Se volessimo scovare le maggiori similitudini tra i governi italiani degli ultimi decenni, troveremmo che, per quanto concerne i rapimenti di italiani all’estero, il comune denominatore è stato il pagamento di un riscatto. Infatti da Prodi a Berlusconi fino al Conte bis abbiamo sempre sborsato soldi per riprenderci i nostri concittadini.
Anche questa volta, mi riferisco al fermo (o meglio rapimento) di 18 pescatori siciliani, da parte della pseudo guardia costiera di Bengasi, si finirà per pagare un riscatto.
Due settimane fa, due pescherecci salpati da Mazara del Vallo, sono stati abbordati da marinai della Cirenaica a 35 miglia a nord di Bengasi e mettendo, de facto, in stato di arresto gli equipaggi.
Inizialmente sembrava trattarsi della solita provocazione, che si sarebbe felicemente risolta dopo poche ore. Tuttavia, successivamente, gli uomini vicini al generale Haftar hanno cominciato a ventilare l’ipotesi di uno scambio con scafisti condannati per fatti risalenti al 2015 e detenuti nelle carceri italiane.
Secondo l’uomo forte della Cirenaica si tratta di una detenzione ingiusta in quanto in realtà, i quattro scafisti condannati a trent’anni di reclusione dalla Cassazione, sarebbero dei semplici calciatori in cerca di un contratto da parte di una società di calcio italiana.
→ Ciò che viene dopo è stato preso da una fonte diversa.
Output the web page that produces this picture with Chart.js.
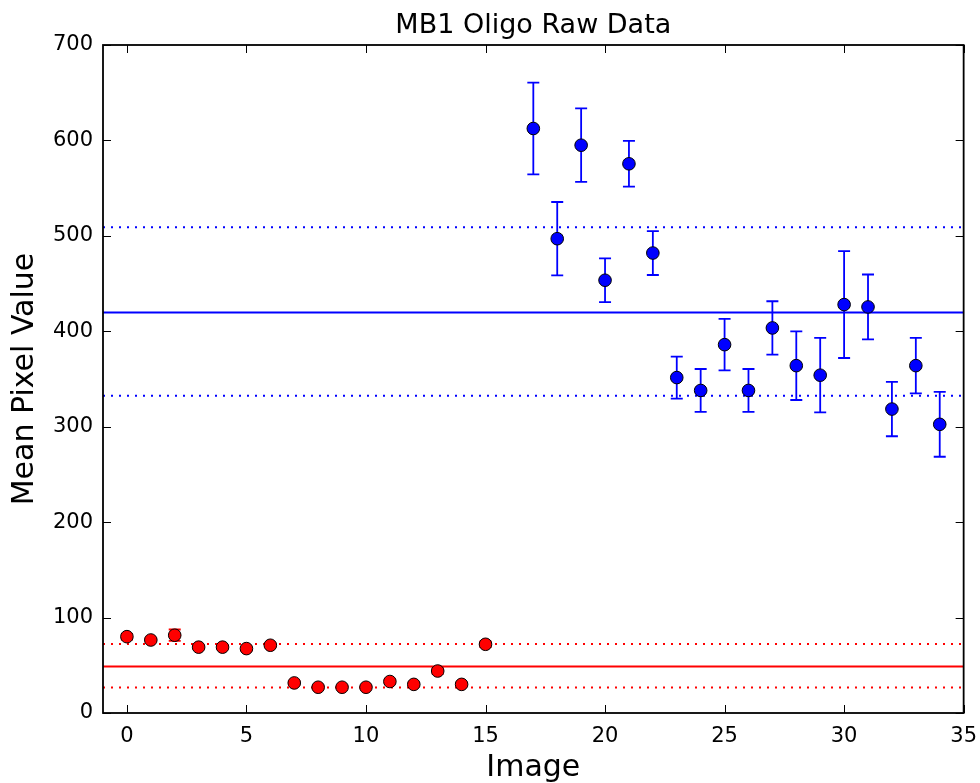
<!DOCTYPE html>
<html>
<head>
<meta charset="utf-8">
<script src="https://cdn.jsdelivr.net/npm/chart.js@4/dist/chart.umd.min.js"></script>
<style>
  html, body { margin: 0; padding: 0; background: #fff; }
  #wrap { width: 980px; height: 783px; }
</style>
</head>
<body>
<div id="wrap"><canvas id="chart" width="980" height="783"></canvas></div>
<script>
// values
const redX = [0, 1, 2, 3, 4, 5, 6, 7, 8, 9, 10, 11, 12, 13, 14, 15];
const redY = [80, 76.5, 81.5, 69, 69, 67.5, 71, 31.5, 27, 27, 27, 33, 30, 44, 30, 72];
const redErr = [3, 2, 6, 2, 2, 2, 2, 2, 2, 1, 1, 2, 2, 3, 2, 3];

const blueX = [17, 18, 19, 20, 21, 22, 23, 24, 25, 26, 27, 28, 29, 30, 31, 32, 33, 34];
const blueY = [612.5, 497, 595, 453.5, 575.5, 482, 351.5, 338, 386, 338, 403.5, 364, 354, 428, 425.5, 318.5, 364, 302.5];
const blueErr = [48, 38.5, 38.5, 23, 24, 23, 22, 22.5, 27, 22.5, 28, 36, 39, 56, 34, 28.5, 29, 34];

const redMean = 48.7, redLow = 26.6, redHigh = 72.2;
const blueMean = 419.7, blueLow = 332.5, blueHigh = 509.1;

const xTicks = [0, 5, 10, 15, 20, 25, 30, 35];
const yTicks = [0, 100, 200, 300, 400, 500, 600, 700];
const xRange = [-1, 35];

const FONT = 'DejaVu Sans';

function pts(xs, ys) {
    return xs.map((x, i) => ({ x: x, y: ys[i] }));
}
function hline(v) {
    return [{ x: xRange[0], y: v }, { x: xRange[1], y: v }];
}
function lineSet(v, color, dashed) {
    return {
        type: 'line', data: hline(v), borderColor: color, borderWidth: 2,
        borderDash: dashed ? [2, 6] : [], pointRadius: 0, fill: false, order: 3
    };
}

// error bars under the dots
const errorBars = {
    id: 'errorBars',
    beforeDatasetsDraw(chart) {
        const ctx = chart.ctx;
        const xs = chart.scales.x, ys = chart.scales.y;
        chart.data.datasets.forEach(ds => {
            if (!ds.err) return;
            ctx.save();
            ctx.strokeStyle = ds.barColor;
            ctx.lineWidth = 1.8;
            ds.data.forEach((p, i) => {
                const px = xs.getPixelForValue(p.x);
                const top = ys.getPixelForValue(p.y + ds.err[i]);
                const bot = ys.getPixelForValue(p.y - ds.err[i]);
                ctx.beginPath();
                ctx.moveTo(px, top); ctx.lineTo(px, bot);
                ctx.moveTo(px - 6, top); ctx.lineTo(px + 6, top);
                ctx.moveTo(px - 6, bot); ctx.lineTo(px + 6, bot);
                ctx.stroke();
            });
            ctx.restore();
        });
    }
};

// box, inward ticks and title, matplotlib style
const frame = {
    id: 'frame',
    afterDraw(chart) {
        const ctx = chart.ctx;
        const a = chart.chartArea;
        const xs = chart.scales.x, ys = chart.scales.y;
        ctx.save();
        ctx.strokeStyle = '#000';
        ctx.lineWidth = 1;
        ctx.beginPath();
        xTicks.forEach(v => {
            const px = Math.round(xs.getPixelForValue(v)) + 0.5;
            ctx.moveTo(px, a.bottom); ctx.lineTo(px, a.bottom - 8);
            ctx.moveTo(px, a.top); ctx.lineTo(px, a.top + 8);
        });
        yTicks.forEach(v => {
            const py = Math.round(ys.getPixelForValue(v)) + 0.5;
            ctx.moveTo(a.left, py); ctx.lineTo(a.left + 8, py);
            ctx.moveTo(a.right, py); ctx.lineTo(a.right - 8, py);
        });
        ctx.stroke();
        ctx.lineWidth = 1.8;
        ctx.strokeRect(a.left, a.top, a.right - a.left, a.bottom - a.top);
        ctx.fillStyle = '#000';
        ctx.font = '27px "' + FONT + '"';
        ctx.textAlign = 'center';
        ctx.textBaseline = 'middle';
        ctx.fillText('MB1 Oligo Raw Data', (a.left + a.right) / 2, 26);
        ctx.restore();
    }
};

new Chart(document.getElementById('chart'), {
    type: 'scatter',
    data: {
        datasets: [
            lineSet(blueMean, '#0000ff', false),
            lineSet(blueLow, '#0000ff', true),
            lineSet(blueHigh, '#0000ff', true),
            lineSet(redMean, '#ff0000', false),
            lineSet(redLow, '#ff0000', true),
            lineSet(redHigh, '#ff0000', true),
            {
                data: pts(blueX, blueY), err: blueErr, barColor: '#0000ff',
                backgroundColor: '#0000ff', borderColor: '#000', borderWidth: 1,
                pointRadius: 6.3, order: 1
            },
            {
                data: pts(redX, redY), err: redErr, barColor: '#ff0000',
                backgroundColor: '#ff0000', borderColor: '#000', borderWidth: 1,
                pointRadius: 6.3, order: 1
            }
        ]
    },
    options: {
        responsive: false,
        animation: false,
        layout: { padding: { top: 45, right: 14, left: 0, bottom: 0 } },
        plugins: { legend: { display: false }, tooltip: { enabled: false } },
        scales: {
            x: {
                type: 'linear', min: xRange[0], max: xRange[1],
                afterBuildTicks: s => { s.ticks = xTicks.map(v => ({ value: v })); },
                afterFit: s => { s.height = 70; },
                grid: { display: false }, border: { display: false },
                ticks: { color: '#000', font: { family: FONT, size: 21 }, padding: 3, maxRotation: 0 },
                title: { display: true, text: 'Image', color: '#000', font: { family: FONT, size: 30 }, padding: { top: 0, bottom: -3 } }
            },
            y: {
                type: 'linear', min: 0, max: 700,
                afterBuildTicks: s => { s.ticks = yTicks.map(v => ({ value: v })); },
                afterFit: s => { s.width = 103; },
                grid: { display: false }, border: { display: false },
                ticks: { color: '#000', font: { family: FONT, size: 21 }, padding: 2 },
                title: { display: true, text: 'Mean Pixel Value', color: '#000', font: { family: FONT, size: 30 }, padding: { bottom: 0, top: 7 } }
            }
        }
    },
    plugins: [errorBars, frame]
});
</script>
</body>
</html>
I due pescherecci sono stati catturati in quanto, secondo la autorità non riconosciute di Bengasi, compivano azioni di pesca illegale all’interno delle acque territoriali libiche. Dal 2005 l’allora regime di Gheddafi aveva rivendicato unilateralmente l’estensione delle acque territoriali a 74 miglia dalla costa.
Appare evidente che l’affronto di Haftar sia di natura politica, vuole probabilmente mostrare ai suoi che è ancora un personaggio importante nello scenario libico, in grado di far valere le proprie ragioni anche nei confronti di un paese straniero.
Il punto è che il governo italiano non vede altra alternativa che non sia quella di trattare con Haftar, nonostante il palese atto di pirateria, escludendo a priori qualsiasi altra opzione, come per esempio l’uso della forza militare.